Yup, Daddy was doing pretty good for a backwoods boy who'd quit school in the sixth or seventh grade -- he was never sure, which gives some idea how seriously the farm boy took his attendance at the one-room school we both attended in our lifetimes.

This was the golden age of both trucking and of unions. Thirty-five percent of American labor, 17 million working folks, were union members, and it was during this period the American middle class was created.

The American middle class has never been as big as advertised, but if it means the middle third income-wise, then we actually had one at the time. But whatever it means, one-third of working folks, the people who busted their asses day in and day out making the nation function, were living better than they ever had. Or at least had the opportunity to do so.

From the Depression through World War II, the Teamsters Union became a powerful entity, and a popular one, too, because of such things as its pledge never to strike during the war or a national emergency. President Roosevelt even had a special-designated liaison to the Teamsters.

But power and money eventually drew the usual assortment of lizards, and by the mid-'50s the Teamsters Union had become one corrupt pile of shit at the top level. So rotten even the mob enjoyed a piece of the action.

The membership, ordinary guys like my dad, was outraged and ashamed, but rendered powerless by the crooked union bosses in the big cities.

My old man was no great follower of the news or current events, but he tried to keep up with and understand Teamster developments. Which was impossible since his reading consisted of anti-union Southern newspapers, and the television coverage of Teamster criminality, including murders and the ongoing courtroom trials.

All this left him conflicted. His Appalachian Christian upbringing defined the world in black-and-white, with no gray areas. Inside, he felt he should not be even remotely connected with such vile things as the Teamsters were associated with. And he sometimes prayed for guidance in the matter.

On the other hand, there was the pride and satisfaction in providing for his family in ways previously impossible. He'd built a reasonable, working-class security for those times and that place in West Virginia. Being a Teamster certainly made that possible. But for damned sure no one had handed it to him. He drove his guts out to get what he had.

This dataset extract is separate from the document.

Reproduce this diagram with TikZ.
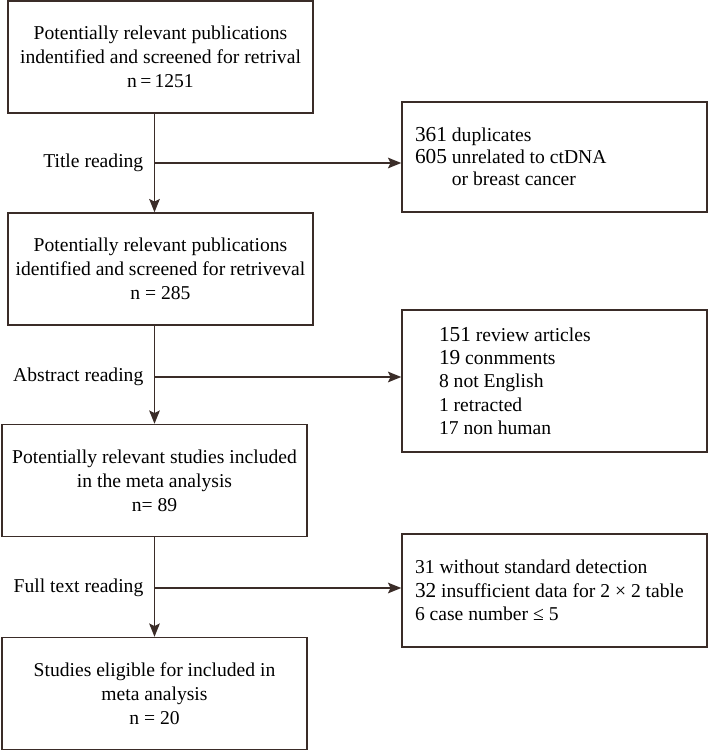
\documentclass[tikz,border=0pt]{standalone}
\usepackage{fontspec}
\setmainfont{Liberation Serif}
\usetikzlibrary{arrows.meta}

\definecolor{linebrown}{RGB}{58,44,40}
\newcommand{\bignum}[1]{{\fontsize{16}{17}\selectfont #1}}

\begin{document}
\begin{tikzpicture}[x=0.75pt, y=-0.75pt,
        mainbox/.style={draw=linebrown, line width=1.1pt, align=center,
            minimum width=228.75pt, minimum height=84pt, inner sep=2pt,
            font=\fontsize{14.7}{18}\selectfont},
        sidebox/.style={draw=linebrown, line width=1.1pt, align=flush left,
            minimum width=228.75pt, inner xsep=9.75pt, text width=209.25pt,
            font=\fontsize{14.7}{17.5}\selectfont},
        steplabel/.style={anchor=east, font=\fontsize{14.7}{16}\selectfont},
        conn/.style={draw=linebrown, line width=1.1pt},
        arr/.style={conn, -{Stealth[length=10pt, width=8pt, inset=2pt]}}]
                    \useasboundingbox (0,0) rectangle (709,752);

                    % main column
                    \node[mainbox] (b1) at (160.5,57)
                        {Potentially relevant publications\\
                         indentified and screened for retrival\\
                         n\,=\,1251};
                    \node[mainbox] (b2) at (160.5,269)
                        {Potentially relevant publications\\
                         identified and screened for retriveval\\
                         n = 285};
                    \node[mainbox] (b3) at (154.5,480.5)
                        {Potentially relevant studies included\\
                         in the meta analysis\\
                         n= 89};
                    \node[mainbox] (b4) at (154.5,693.5)
                        {Studies eligible for included in\\
                         meta analysis\\
                         n = 20};

                    % excluded records
                    \node[sidebox, minimum height=82.5pt, font=\fontsize{14.7}{16.5}\selectfont] (r1) at (554.5,157)
                        {\bignum{361} duplicates\\
                         \bignum{605} unrelated to ctDNA\\
                         \phantom{\bignum{605}} or breast cancer};
                    \node[sidebox, minimum height=106.5pt, inner xsep=27.75pt,
                          text width=173.25pt] (r2) at (554.5,381)
                        {\bignum{151} review articles\\
                         \bignum{19} conmments\\
                         8 not English\\
                         1 retracted\\
                         17 non human};
                    \node[sidebox, minimum height=84.75pt] (r3) at (554.5,590.5)
                        {31 without standard detection\\
                         \bignum{32} insufficient data for 2 × 2 table\\
                         6 case number ≤ 5};

                    % branch points
                    \coordinate (t1) at (154.5,163);
                    \coordinate (t2) at (154.5,377);
                    \coordinate (t3) at (154.5,588);

                    \node[steplabel] (l1) at (148,163) {Title reading};
                    \node[steplabel] (l2) at (148,377) {Abstract reading};
                    \node[steplabel] (l3) at (148,588) {Full text reading};

                    \draw[arr] (b1.south -| t1) -- (b2.north -| t1);
                    \draw[arr] (b2.south -| t2) -- (b3.north);
                    \draw[arr] (b3.south) -- (b4.north);

                    \draw[arr] (t1) -- (t1 -| r1.west);
                    \draw[arr] (t2) -- (t2 -| r2.west);
                    \draw[arr] (t3) -- (t3 -| r3.west);
                \end{tikzpicture}
\end{document}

There were rules and log books and all the other crap that were supposed to assure drivers got enough rest., and ensure road safety and fairness for the truckers. Rural heartland drivers saw it for the bullshit it was, but it was much better-paying bullshit. For a little guy hauling produce from Podunk, USA, to the big cities, it still came down to heartburn, hemorrhoids and longer hauls and longer hours than most driver's falsified log books showed. And sometimes way too much Benzedrine, or "bennies."